Students file amicus brief with U.S. Supreme Court in 9/11 detainee abuse case
Four law students helped prepare and file a recent amicus curiae ("friend of the court") brief with the United States Supreme Court in a high profile civil case against former senior U.S. officials, including the attorney general, FBI director, and prison wardens, for abuses suffered by detainees held in the immediate aftermath of the 9/11 attacks. The U.S. Supreme Courts will hear oral arguments in the case on January 18.
The origins of Ziglar v. Abbasi
go back 15 years. In the wake of 9/11, the United States government used federal immigration law to arrest and detain 762 Arabs, South Asians and Muslims over an 11-month period following the attack as part of a comprehensive and targeted sweep in the investigation of potential terror suspects. Eighty-four of the detainees, who were arrested for overstaying their visas or entering the country illegally, were labeled "high interest" and confined at Metropolitan Detention Center (MDC), a federal facility in Brooklyn, New York, where they were subjected to a blanket "hold-until-cleared" policy.

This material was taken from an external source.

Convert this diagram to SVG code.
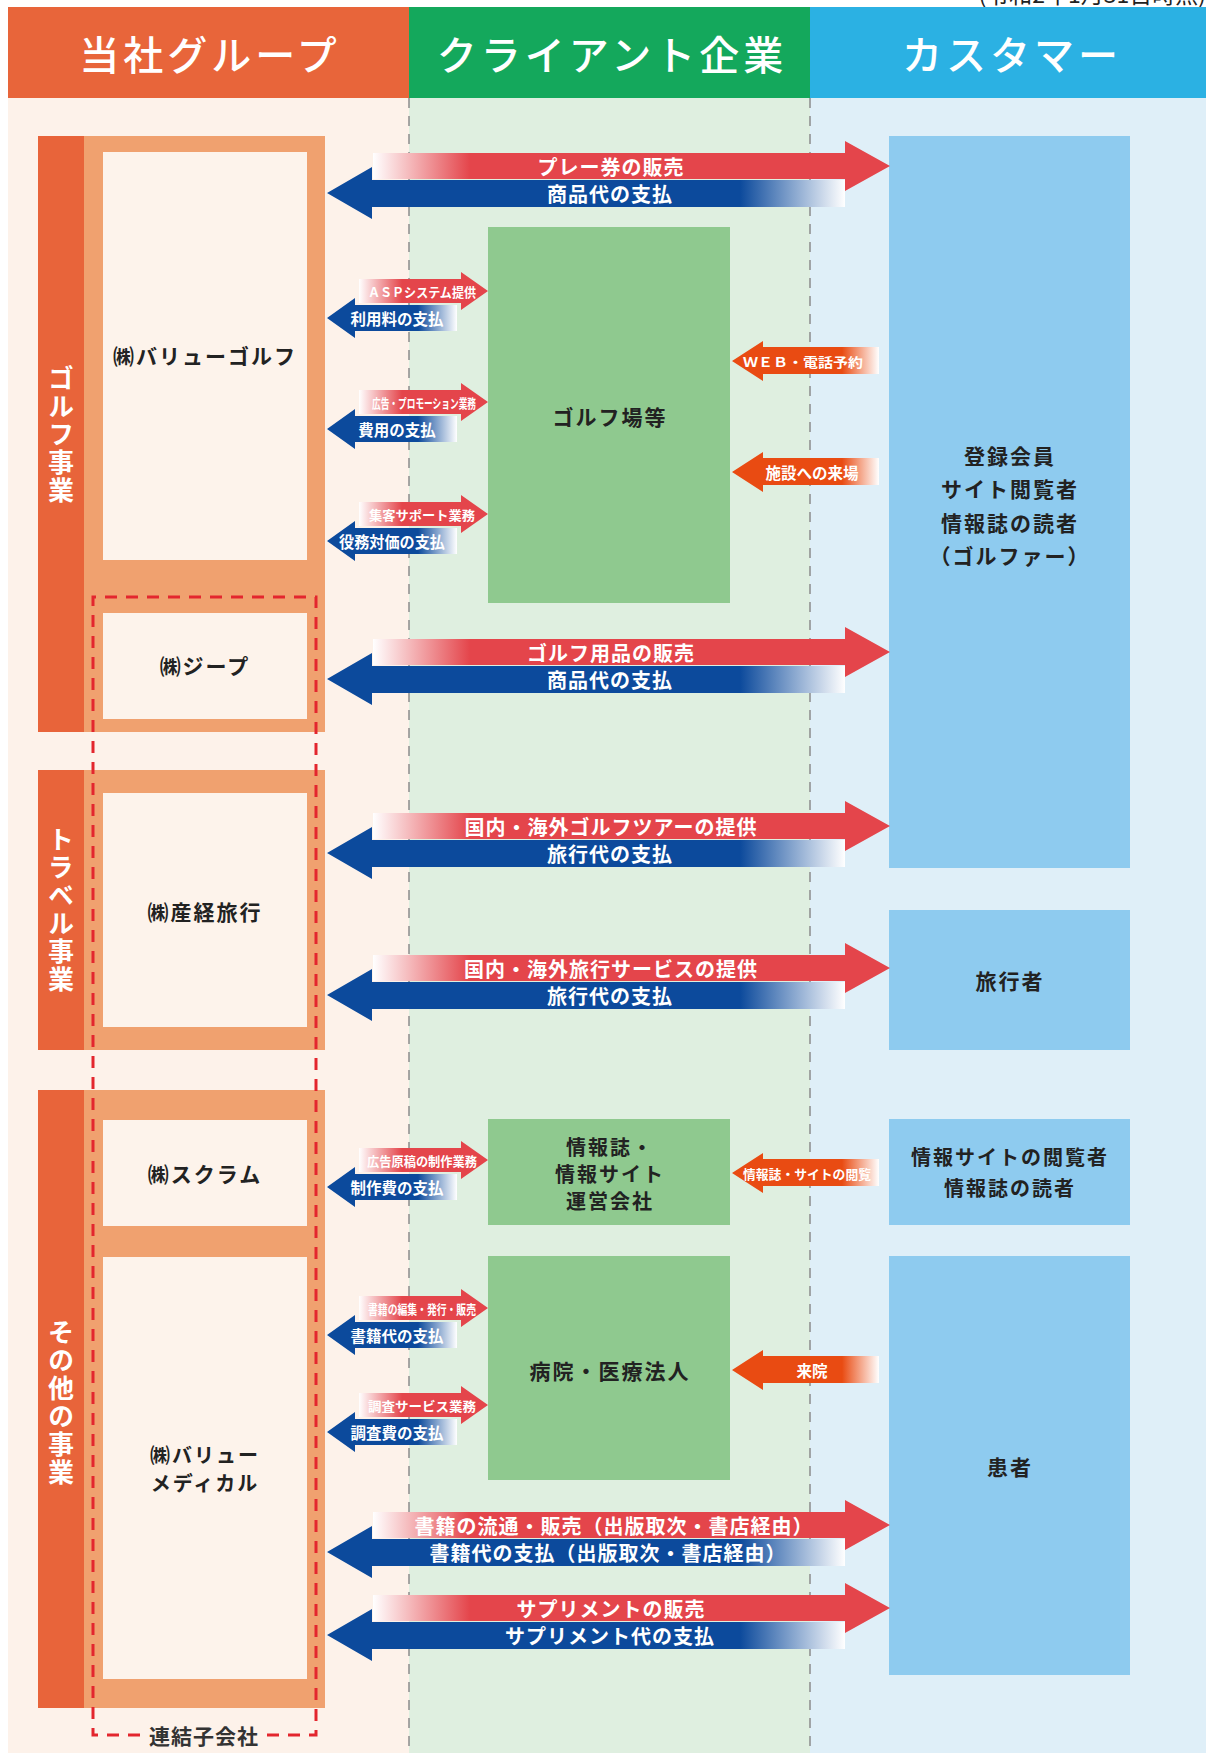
<svg xmlns="http://www.w3.org/2000/svg" width="1206" height="1753" viewBox="0 0 1206 1753">
<defs>
<style>
.hd{font-family:"Noto Sans CJK JP","Noto Sans",sans-serif;font-size:40px;font-weight:500;fill:#fff;text-anchor:middle;dominant-baseline:central;letter-spacing:4px}
.vt{font-family:"Noto Sans CJK JP","Noto Sans",sans-serif;font-size:26px;font-weight:700;fill:#fff;text-anchor:middle;writing-mode:vertical-rl;letter-spacing:2px}
.nd{font-family:"Noto Sans CJK JP","Noto Sans",sans-serif;font-size:21px;font-weight:700;fill:#222;text-anchor:middle;dominant-baseline:central;letter-spacing:2px}
.nd2{font-family:"Noto Sans CJK JP","Noto Sans",sans-serif;font-size:20px;font-weight:700;fill:#222;text-anchor:middle;dominant-baseline:central;letter-spacing:2px}
.bl{font-family:"Noto Sans CJK JP","Noto Sans",sans-serif;font-size:20px;font-weight:700;fill:#fff;text-anchor:middle;dominant-baseline:central;letter-spacing:1px}
.sl{font-family:"Noto Sans CJK JP","Noto Sans",sans-serif;font-size:13px;font-weight:700;fill:#fff;text-anchor:middle;dominant-baseline:central}
.sb{font-family:"Noto Sans CJK JP","Noto Sans",sans-serif;font-size:15.5px;font-weight:700;fill:#fff;text-anchor:middle;dominant-baseline:central}
.bar{fill:#E8643A}
.frame{fill:#F0A16F}
.inner{fill:#FDF3EB}
.gbox{fill:#8FC98F}
.cbox{fill:#8ECBEF}
.gl{stroke:#8c8c8c;stroke-width:1.5;stroke-dasharray:10 8;fill:none}
</style>
<linearGradient id="gRed" gradientUnits="userSpaceOnUse" x1="373" y1="0" x2="470" y2="0"><stop offset="0" stop-color="#fff"/><stop offset="1" stop-color="#E4454B"/></linearGradient>
<linearGradient id="gBlue" gradientUnits="userSpaceOnUse" x1="740" y1="0" x2="845" y2="0"><stop offset="0" stop-color="#0C4A9C"/><stop offset="1" stop-color="#fff"/></linearGradient>
<linearGradient id="sRed" gradientUnits="userSpaceOnUse" x1="359" y1="0" x2="402" y2="0"><stop offset="0" stop-color="#fff"/><stop offset="1" stop-color="#E4454B"/></linearGradient>
<linearGradient id="sBlue" gradientUnits="userSpaceOnUse" x1="418" y1="0" x2="457" y2="0"><stop offset="0" stop-color="#0C4A9C"/><stop offset="1" stop-color="#fff"/></linearGradient>
<linearGradient id="sOr" gradientUnits="userSpaceOnUse" x1="842" y1="0" x2="879" y2="0"><stop offset="0" stop-color="#E94B12"/><stop offset="1" stop-color="#fff"/></linearGradient>
</defs>

<rect x="0" y="0" width="1206" height="1753" fill="#fff"/>
<text x="1206" y="3" font-family="'Noto Sans CJK JP','Noto Sans',sans-serif" font-size="23" fill="#222" text-anchor="end">(令和2年1月31日時点)</text>

<!-- header -->
<g id="header">
<rect x="8" y="7" width="401" height="91" fill="#E8653A"/>
<rect x="409" y="7" width="401" height="91" fill="#14A85C"/>
<rect x="810" y="7" width="396" height="91" fill="#2BB1E3"/>
<text class="hd" x="210" y="53">当社グループ</text>
<text class="hd" x="612" y="53">クライアント企業</text>
<text class="hd" x="1012" y="53">カスタマー</text>
</g>

<!-- body backgrounds -->
<g id="columns">
<rect x="8" y="98" width="401" height="1655" fill="#FDF2EA"/>
<rect x="409" y="98" width="401" height="1655" fill="#DFEFE0"/>
<rect x="810" y="98" width="396" height="1655" fill="#DFEFF8"/>
<line class="gl" x1="409" y1="98" x2="409" y2="1753"/>
<line class="gl" x1="810" y1="98" x2="810" y2="1753"/>
</g>

<!-- golf section -->
<g id="golf-section">
<rect class="bar" x="38" y="136" width="46" height="596"/>
<rect class="frame" x="84" y="136" width="241" height="596"/>
<text class="vt" x="61" y="435">ゴルフ事業</text>
</g>
<g id="value-golf">
<rect class="inner" x="103" y="152" width="204" height="408"/>
<text class="nd" x="205" y="355">㈱バリューゴルフ</text>
</g>
<g id="jeep">
<rect class="inner" x="103" y="613" width="204" height="106"/>
<text class="nd" x="205" y="665">㈱ジープ</text>
</g>

<!-- travel section -->
<g id="travel-section">
<rect class="bar" x="38" y="770" width="46" height="280"/>
<rect class="frame" x="84" y="770" width="241" height="280"/>
<text class="vt" x="61" y="910">トラベル事業</text>
</g>
<g id="sankei">
<rect class="inner" x="103" y="793" width="204" height="234"/>
<text class="nd" x="205" y="911">㈱産経旅行</text>
</g>

<!-- other section -->
<g id="other-section">
<rect class="bar" x="38" y="1090" width="46" height="618"/>
<rect class="frame" x="84" y="1090" width="241" height="618"/>
<text class="vt" x="61" y="1403">その他の事業</text>
</g>
<g id="scrum">
<rect class="inner" x="103" y="1120" width="204" height="106"/>
<text class="nd" x="205" y="1173">㈱スクラム</text>
</g>
<g id="value-medical">
<rect class="inner" x="103" y="1257" width="204" height="422"/>
<text class="nd2" x="205" y="1454">㈱バリュー</text>
<text class="nd2" x="205" y="1482">メディカル</text>
</g>

<!-- consolidated subsidiaries -->
<g id="consolidated">
<path d="M140,1735 H93 V597 H316 V1735 H267" fill="none" stroke="#E3262E" stroke-width="3" stroke-dasharray="12 9"/>
<text x="204" y="1735" font-family="'Noto Sans CJK JP','Noto Sans',sans-serif" font-size="21" font-weight="700" fill="#333" text-anchor="middle" dominant-baseline="central" letter-spacing="1">連結子会社</text>
</g>

<!-- client column -->
<g id="golf-course">
<rect class="gbox" x="488" y="227" width="242" height="376"/>
<text class="nd" x="610" y="416">ゴルフ場等</text>
</g>
<g id="info-site-co">
<rect class="gbox" x="488" y="1119" width="242" height="106"/>
<text class="nd2" x="610" y="1146">情報誌・</text>
<text class="nd2" x="610" y="1173">情報サイト</text>
<text class="nd2" x="610" y="1200">運営会社</text>
</g>
<g id="hospital">
<rect class="gbox" x="488" y="1256" width="242" height="224"/>
<text class="nd" x="610" y="1370">病院・医療法人</text>
</g>

<!-- customer column -->
<g id="golfers">
<rect class="cbox" x="889" y="136" width="241" height="732"/>
<text class="nd" x="1010" y="455">登録会員</text>
<text class="nd" x="1010" y="488">サイト閲覧者</text>
<text class="nd" x="1010" y="522">情報誌の読者</text>
<text class="nd" x="1010" y="555">（ゴルファー）</text>
</g>
<g id="travelers">
<rect class="cbox" x="889" y="910" width="241" height="140"/>
<text class="nd" x="1010" y="980">旅行者</text>
</g>
<g id="readers">
<rect class="cbox" x="889" y="1119" width="241" height="106"/>
<text class="nd2" x="1010" y="1156">情報サイトの閲覧者</text>
<text class="nd2" x="1010" y="1187">情報誌の読者</text>
</g>
<g id="patients">
<rect class="cbox" x="889" y="1256" width="241" height="419"/>
<text class="nd" x="1010" y="1466">患者</text>
</g>

<!-- connectors -->
<g id="connectors">
<!-- big pair 1 y=166 -->
<path d="M845,180 L372,180 L372,167 L327,193 L372,219 L372,207 L845,207 Z" fill="url(#gBlue)"/>
<path d="M373,153 L845,153 L845,141 L890,166 L845,191 L845,179 L373,179 Z" fill="url(#gRed)"/>
<text class="bl" x="611" y="166">プレー券の販売</text>
<text class="bl" x="610" y="193">商品代の支払</text>
<!-- big pair 2 y=652 -->
<path d="M845,666 L372,666 L372,653 L327,679 L372,705 L372,693 L845,693 Z" fill="url(#gBlue)"/>
<path d="M373,639 L845,639 L845,627 L890,652 L845,677 L845,665 L373,665 Z" fill="url(#gRed)"/>
<text class="bl" x="611" y="652">ゴルフ用品の販売</text>
<text class="bl" x="610" y="679">商品代の支払</text>
<!-- big pair 3 y=826 -->
<path d="M845,840 L372,840 L372,827 L327,853 L372,879 L372,867 L845,867 Z" fill="url(#gBlue)"/>
<path d="M373,813 L845,813 L845,801 L890,826 L845,851 L845,839 L373,839 Z" fill="url(#gRed)"/>
<text class="bl" x="611" y="826">国内・海外ゴルフツアーの提供</text>
<text class="bl" x="610" y="853">旅行代の支払</text>
<!-- big pair 4 y=968 -->
<path d="M845,982 L372,982 L372,969 L327,995 L372,1021 L372,1009 L845,1009 Z" fill="url(#gBlue)"/>
<path d="M373,955 L845,955 L845,943 L890,968 L845,993 L845,981 L373,981 Z" fill="url(#gRed)"/>
<text class="bl" x="611" y="968">国内・海外旅行サービスの提供</text>
<text class="bl" x="610" y="995">旅行代の支払</text>
<!-- big pair 5 y=1525 -->
<path d="M845,1539 L372,1539 L372,1526 L327,1552 L372,1578 L372,1566 L845,1566 Z" fill="url(#gBlue)"/>
<path d="M373,1512 L845,1512 L845,1500 L890,1525 L845,1550 L845,1538 L373,1538 Z" fill="url(#gRed)"/>
<text class="bl" x="614" y="1525">書籍の流通・販売（出版取次・書店経由）</text>
<text class="bl" x="608" y="1552">書籍代の支払（出版取次・書店経由）</text>
<!-- big pair 6 y=1608 -->
<path d="M845,1622 L372,1622 L372,1609 L327,1635 L372,1661 L372,1649 L845,1649 Z" fill="url(#gBlue)"/>
<path d="M373,1595 L845,1595 L845,1583 L890,1608 L845,1633 L845,1621 L373,1621 Z" fill="url(#gRed)"/>
<text class="bl" x="611" y="1608">サプリメントの販売</text>
<text class="bl" x="610" y="1635">サプリメント代の支払</text>

<!-- small pairs -->
<path d="M359,279 L461,279 L461,272 L488,291 L461,310 L461,303 L359,303 Z" fill="url(#sRed)"/>
<path d="M457,305 L355,305 L355,298 L327,318 L355,338 L355,331 L457,331 Z" fill="url(#sBlue)"/>
<text class="sl" x="422" y="291" textLength="108" lengthAdjust="spacingAndGlyphs">ＡＳＰシステム提供</text>
<text class="sb" x="397" y="318">利用料の支払</text>

<path d="M359,390 L461,390 L461,383 L488,402 L461,421 L461,414 L359,414 Z" fill="url(#sRed)"/>
<path d="M457,416 L355,416 L355,409 L327,429 L355,449 L355,442 L457,442 Z" fill="url(#sBlue)"/>
<text class="sl" x="424" y="402" textLength="104" lengthAdjust="spacingAndGlyphs">広告・プロモーション業務</text>
<text class="sb" x="397" y="429">費用の支払</text>

<path d="M359,502 L461,502 L461,495 L488,514 L461,533 L461,526 L359,526 Z" fill="url(#sRed)"/>
<path d="M457,528 L355,528 L355,521 L327,541 L355,561 L355,554 L457,554 Z" fill="url(#sBlue)"/>
<text class="sl" x="422" y="514" textLength="106" lengthAdjust="spacingAndGlyphs">集客サポート業務</text>
<text class="sb" x="392" y="541" textLength="106" lengthAdjust="spacingAndGlyphs">役務対価の支払</text>

<path d="M359,1148 L461,1148 L461,1141 L488,1160 L461,1179 L461,1172 L359,1172 Z" fill="url(#sRed)"/>
<path d="M457,1174 L355,1174 L355,1167 L327,1187 L355,1207 L355,1200 L457,1200 Z" fill="url(#sBlue)"/>
<text class="sl" x="422" y="1160" textLength="110" lengthAdjust="spacingAndGlyphs">広告原稿の制作業務</text>
<text class="sb" x="397" y="1187">制作費の支払</text>

<path d="M359,1296 L461,1296 L461,1289 L488,1308 L461,1327 L461,1320 L359,1320 Z" fill="url(#sRed)"/>
<path d="M457,1322 L355,1322 L355,1315 L327,1335 L355,1355 L355,1348 L457,1348 Z" fill="url(#sBlue)"/>
<text class="sl" x="422" y="1308" textLength="108" lengthAdjust="spacingAndGlyphs">書籍の編集・発行・販売</text>
<text class="sb" x="397" y="1335">書籍代の支払</text>

<path d="M359,1393 L461,1393 L461,1386 L488,1405 L461,1424 L461,1417 L359,1417 Z" fill="url(#sRed)"/>
<path d="M457,1419 L355,1419 L355,1412 L327,1432 L355,1452 L355,1445 L457,1445 Z" fill="url(#sBlue)"/>
<text class="sl" x="422" y="1405" textLength="108" lengthAdjust="spacingAndGlyphs">調査サービス業務</text>
<text class="sb" x="397" y="1432">調査費の支払</text>

<!-- right orange arrows -->
<path d="M879,347 L763,347 L763,341 L732,361 L763,381 L763,374 L879,374 Z" fill="url(#sOr)"/>
<text class="sl" x="803" y="361" font-size="15" textLength="120" lengthAdjust="spacingAndGlyphs">ＷＥＢ・電話予約</text>
<path d="M879,458 L763,458 L763,452 L732,472 L763,492 L763,485 L879,485 Z" fill="url(#sOr)"/>
<text class="sb" x="812" y="472">施設への来場</text>
<path d="M879,1159 L763,1159 L763,1153 L732,1173 L763,1193 L763,1186 L879,1186 Z" fill="url(#sOr)"/>
<text class="sl" x="807" y="1173" textLength="128" lengthAdjust="spacingAndGlyphs">情報誌・サイトの閲覧</text>
<path d="M879,1356 L763,1356 L763,1350 L732,1370 L763,1390 L763,1383 L879,1383 Z" fill="url(#sOr)"/>
<text class="sb" x="812" y="1370">来院</text>
</g>
</svg>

The detainees who filed the lawsuit were detained despite having no ties to terrorism and were subjected to abusive conditions at MDC, including long periods of solitary confinement, excessive bodily searches, sleep deprivation, denial of the ability to worship according to their faith and other verbal and physical abuses. Government officials appealed to the Supreme Court the lower courts' findings that the detainees' allegations were plausible and that the lawsuit could continue, arguing instead that they enjoyed immunity from suit and that the wardens could not be held responsible for just following orders.
To rebut government officials' arguments, law students Seth Garfinkel, Rohmah Javed, Sam Levine and Kevin Vogel, under the supervision of Milton A. Kramer Law Clinic Center Professors Andrew S. Pollis and Avidan Y. Cover, wrote the brief supporting the detainees in partnership with Dorsey Whitney LLP, on behalf of 10 former correctional directors and administrators with extensive experience supervising prisons and jails throughout the United States.
The former correctional officials contend in the brief that established prison regulations and policies forbid the alleged abusive treatment, requiring individualized assessments before detainees can even be placed in restrictive confinement and that the wardens' actions led to unconstitutional punishment.
"It's our hope that by contrasting established policies and practices at other federal correctional centers with the policies and practices at the MDC in the aftermath of 9/11, the Justices will better understand that it was the former officials' actions that produced the abuses that the detainees suffered at the MDC," said Avidan Y. Cover, professor of law and director of the Civil Rights, Human Rights and Immigration Clinic, part of the Milton A. Kramer Law Clinic Center.
In addition to setting forth the federal prison regulations and policies that prohibit confining detainees on non-individualized grounds and on the basis of race, religion or national origin, the brief also discusses how wardens' extensive authority over correctional institutions makes it likely that they approved the alleged abuses. The former correctional officials also explain how the wardens were not required to follow any alleged orders from the FBI or federal prison headquarters which violated established prison regulations and that served no legitimate prison objective. Moreover, the brief concludes, it is "immunization of correctional officials who follow unlawful orders and fail to remedy punitive conditions of confinement that would undermine the proper functioning of jails and prisons."